TORONTO, ONTARIO, CANADA — European Bank for Reconstruction and Development (EBRD)  President Sir Suma Chakrabarti on June 9 hailed the Ukrainian government’s success in delivering reforms and “laying the foundations for lasting change.”

Ukraine now had its “best chance of guaranteeing the future its people deserve despite false starts aplenty since independence,” Sir Suma said in a speech delivered in Toronto, Ontario, Canada.

“Ukraine is not squandering this chance to build a better tomorrow,” he told the Ukrainian-Canadian Congress and the University of Toronto. “This is the most reform-minded government that Ukraine has known. Indeed, it is one of the most professional administrations that we in the EBRD have ever worked with.”

Suma was full of praise for the progress made by the current government in spheres such as energy security, gas tariffs, fiscal reform, the rule of law, public procurement and cleaning up the financial system.

However, it needed to move faster over the next six months in other areas as well as restore fiscal discipline.

If such reforms were forthcoming, “investors will respond,” he said. “The EBRD is the largest single investor in Ukraine.
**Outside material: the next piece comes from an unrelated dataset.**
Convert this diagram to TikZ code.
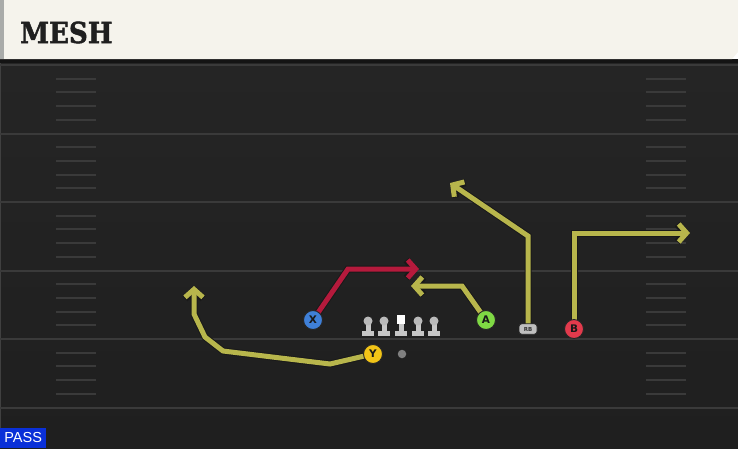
\documentclass[tikz,border=0pt]{standalone}
\usepackage{fontspec}
\usepackage{graphicx}
\usetikzlibrary{arrows.meta}
\newfontfamily\titlefont{DejaVu Serif}[BoldFeatures={FakeBold=1.6}]
\newfontfamily\labelfont{DejaVu Sans}
\newfontfamily\passfont{Liberation Sans}
\definecolor{field}{HTML}{252525}
\definecolor{fieldlow}{HTML}{1F1F1F}
\definecolor{yardline}{HTML}{3A3A3A}
\definecolor{cream}{HTML}{F5F3EC}
\definecolor{creamedge}{HTML}{A9ABA9}
\definecolor{routeyel}{HTML}{B8B64C}
\definecolor{routered}{HTML}{B51A3C}
\definecolor{xblue}{HTML}{3F80D8}
\definecolor{yyellow}{HTML}{F2C417}
\definecolor{agreen}{HTML}{7FD944}
\definecolor{bred}{HTML}{E23A4C}
\definecolor{passblue}{HTML}{0A30D8}
\pgfdeclarelayer{field}
\pgfdeclarelayer{routes}
\pgfsetlayers{field,routes,main}
\newcommand{\route}[2]{\draw[routeedge] #2; \draw[#1] #2;}

\begin{document}
\begin{tikzpicture}[x=1pt, y=-1pt]
  \tikzset{player/.style={circle, draw=black!85, line width=0.9pt, minimum size=19pt,
                          inner sep=0pt, font=\labelfont\bfseries\fontsize{10.5}{10.5}\selectfont, text=black!90},
           rbbox/.style={fill=black!25, draw=black!85, line width=0.6pt, rounded corners=3pt,
                         minimum width=18pt, minimum height=10.5pt, inner sep=0pt,
                         font=\labelfont\bfseries\fontsize{5.5}{5.5}\selectfont, text=black!80},
           olhead/.style={circle, fill=black!27, minimum size=9pt, inner sep=0pt},
           lineman/.style={fill=black!22},
           routeedge/.style={draw=black!90, line width=7pt, -{Straight Barb[length=8pt,width=18pt]}},
           yelroute/.style={draw=routeyel, line width=5pt, -{Straight Barb[length=8pt,width=18pt]}},
           redroute/.style={draw=routered, line width=5pt, -{Straight Barb[length=8pt,width=18pt]}}}
  \useasboundingbox (0,0) rectangle (738,448);
  % field
  \begin{pgfonlayer}{field}
    \shade[top color=field, bottom color=fieldlow] (0,59) rectangle (738,448);
    \draw[black!75!white, line width=1pt] (0.8,63) -- (0.8,428);
    \foreach \yl in {65,133.5,202,270.5,339,407.5}
      \draw[yardline, line width=2pt] (0,\yl) -- (738,\yl);
    \foreach \yl in {65,133.5,202,270.5,339}
      \foreach \k in {1,...,4}{
        \draw[yardline, line width=2pt] (56,{\yl+13.7*\k}) -- (96,{\yl+13.7*\k});
        \draw[yardline, line width=2pt] (646,{\yl+13.7*\k}) -- (686,{\yl+13.7*\k});
      }
    % header
    \fill[black!92] (0,59) rectangle (738,63);
    \fill[cream] (0,0) -- (738,0) -- (738,52) -- (732,59) -- (0,59) -- cycle;
    \fill[creamedge] (0,0) rectangle (4,59);
  \end{pgfonlayer}
  \node[anchor=west, inner sep=0pt, text=black!88] (title) at (20,32.5)
    {\scalebox{0.9}[1]{\titlefont\bfseries\fontsize{29}{29}\selectfont MESH}};
  % players
  \node[player, fill=xblue] (x) at (313,320) {X};
  \node[player, fill=yyellow] (y) at (373,354) {Y};
  \node[player, fill=agreen] (a) at (486,320) {A};
  \node[player, fill=bred] (b) at (574,329) {B};
  \node[rbbox] (rb) at (528,329) {RB};
  \coordinate (xbreak) at (348,269);
  \coordinate (xend) at (419,269);
  \coordinate (abreak) at (462,286);
  \coordinate (aend) at (411,286);
  \coordinate (rbbreak) at (528,236);
  \coordinate (rbend) at (450,183);
  \coordinate (bbreak) at (574,233);
  \coordinate (bend) at (690,233);
  \coordinate (ya) at (330,364);
  \coordinate (yb) at (223,351);
  \coordinate (yc) at (205,337);
  \coordinate (yd) at (194,314);
  \coordinate (yend) at (194,286);
  % routes
  \begin{pgfonlayer}{routes}
    \route{redroute}{(x.center) -- (xbreak) -- (xend)}
    \route{yelroute}{(a.center) -- (abreak) -- (aend)}
    \route{yelroute}{(rb.center) -- (rbbreak) -- (rbend)}
    \route{yelroute}{(b.center) -- (bbreak) -- (bend)}
    \route{yelroute}{(y.center) -- (ya) -- (yb) -- (yc) -- (yd) -- (yend)}
  \end{pgfonlayer}
  % line
  \foreach \xx/\n in {368/lt,384/lg,418/rg,434/rt}{
    \fill[lineman] ({\xx-2.5},322) rectangle ({\xx+2.5},331);
    \fill[lineman] ({\xx-6},330.5) rectangle ({\xx+6},335.5);
    \node[olhead] (\n) at (\xx,321) {};
  }
  \fill[lineman] (398.5,322) rectangle (403.5,331);
  \fill[lineman] (395,330.5) rectangle (407,335.5);
  \node[fill=white, minimum size=8.5pt, inner sep=0pt] (c) at (401,319.5) {};
  \node[circle, fill=black!50, minimum size=8.5pt, inner sep=0pt] (ball) at (402,354) {};
  % tag
  \node[fill=passblue, text=white, anchor=south west, minimum width=46pt, minimum height=20pt,
        inner sep=0pt, font=\passfont\fontsize{14.5}{14.5}\selectfont] (pass) at (0,448) {PASS};
\end{tikzpicture}
\end{document}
We will be leading the way.”

“There is still much that urgently needs to be done in the banking and energy sectors. The fight against corruption and oligarchs has only just begun.”

Building on 25 years of experience, the EBRD was well placed to helping Ukraine re-energize its transition to a more advanced economy and more modern form of politics, he said.

“Our commitment to Ukraine is not one that is here today, gone tomorrow. We are in this for the long haul. Concealed amidst all the hardship, the uncertainty and the financial turmoil of the present is Ukraine’s best chance of guaranteeing the future its people deserve.

“Yes, there have been false starts aplenty since independence. But look at the progress the Ukrainian government has made in its short life so far in laying the foundations for lasting change,” he said.

However, passing reform-minded laws was not enough in itself to guarantee change. They had to be implemented immediately after adoption, he stressed.

At a time of conflict and economic crisis, when funding from other sources had all but dried up, the EBRD invested €1.2 billion in Ukraine in 2014, more than in any other single year since it started operating in the country, Suma said.

Among its major projects agreed last year were financing of up to €150 million to upgrade, modernize and repair a key section of Ukraine’s gas transmission system and a loan of $60 million to a private stevedoring company to develop a grain transhipment terminal in Odessa.

The EBRD was also instrumental in setting up Ukraine’s Business Ombudsman, a new institution key to its efforts to improve its investment and business climate and stamp out corruption.